PostgreSQL: Speed Up Updating a Column using Aggregate Value from Another Column

40 Views Asked by At

I work with PostGIS and the data is quite large, around 1.5 billion rows, I have a grid table along with its administrative areas, I need to get a value which is the number of residents in a particular administrative area to carry out further calculations. The steps I took were to create a sum_residents column and fill it with the aggregate number of residents grouped by administrative area name (adm_col1, adm_col2, adm_col3)

Query I ran:

UPDATE table_grid AS gd
SET sum_resident_grid = subquery.total_sum
FROM (
     SELECT adm_col1, adm_col2, adm_col3, SUM(resident_grid) AS total_sum
     FROM table_grid
     GROUP BY adm_col1, adm_col2, adm_col3
) AS subquery
WHERE gd.adm_col1 = subquery.adm_col1
AND gd.adm_col2 = subquery.adm_col2
AND gd.adm_col3 = subquery.adm_col3;

Initially for relatively small data, the query was no problem, but when the data was very large, the query took a very long time, it could take more than a day. Is there a faster way to get the sum_resident_grid value?
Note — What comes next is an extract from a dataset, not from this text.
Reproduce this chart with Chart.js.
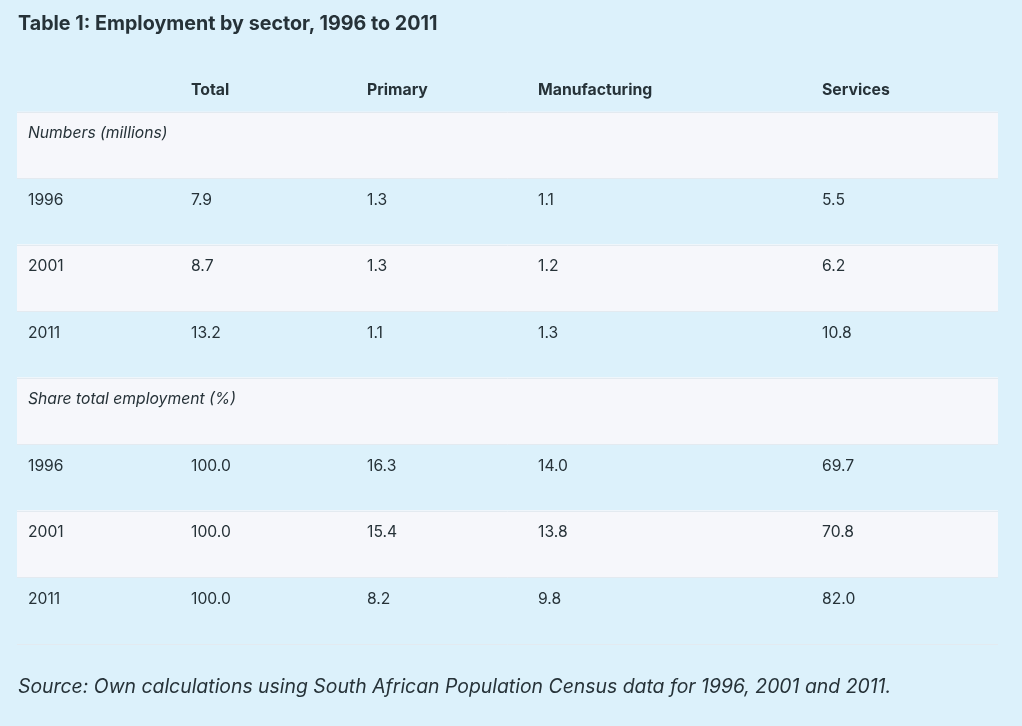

Stage 2: After getting the sum_resident_grid, I actually use this value to carry out weighting calculations, where the formula is resident_grid/sum_resident_grid*actual_resident_value obtained by joining the administrative table, the query I ran:

UPDATE table_grid AS gd
SET
  sum_income = ROUND(gd.resident_grid::float/gd.sum_resident_grid*de.actual_resident_value)::float/de.actual_resident_value*de.total_inco ,
  sum_expend = ROUND(gd.resident_grid::float/gd.sum_resident_grid*de.actual_resident_value)::float/de.actual_resident_value*de.total_expe ,
  resident_grid = ROUND(gd.resident_grid::float/gd.sum_resident_grid*de.actual_resident_value)
FROM table_administrative de
WHERE gd.sum_resident_grid !=0
AND gd.adm_code1 = de.adm_code1;

so is there any other way that can speed up the query that I am running? Thank in advance for your help!

1

There are 1 best solutions below

4
Tim Biegeleisen On

This answer is mainly aiming to provide a general approach which can alleviate the need to do the costly full table aggregation/summation. Instead of doing your current query, you may consider keeping a running summation. Each time a new record is inserted into the table_grid table, you can update the running total. In Postgres, you would accomplish this via a trigger:

-- assumes a "table_grid_total" table already exists

CREATE OR REPLACE FUNCTION table_grid_insert_trigger_fnc()
RETURNS trigger AS
$$

BEGIN

UPDATE table_grid_total
SET total = total + NEW.resident_grid
WHERE adm_col1 = NEW.adm_col1 AND
      adm_col2 = NEW.adm_col2 AND
      adm_col3 = NEW.adm_col3;

RETURN NEW;
END;

$$

LANGUAGE 'plpgsql';

CREATE TRIGGER table_grid_insert_trigger

AFTER INSERT ON table_grid

FOR EACH ROW

EXECUTE PROCEDURE table_grid_insert_trigger_fnc();

In other words, for every insert to the table_grid table, we keep a running total of the resident_grid for each (adm_col1, adm_col2, adm_col3) tuple. To access these sums, you may simply query the table_grid_total table at any time.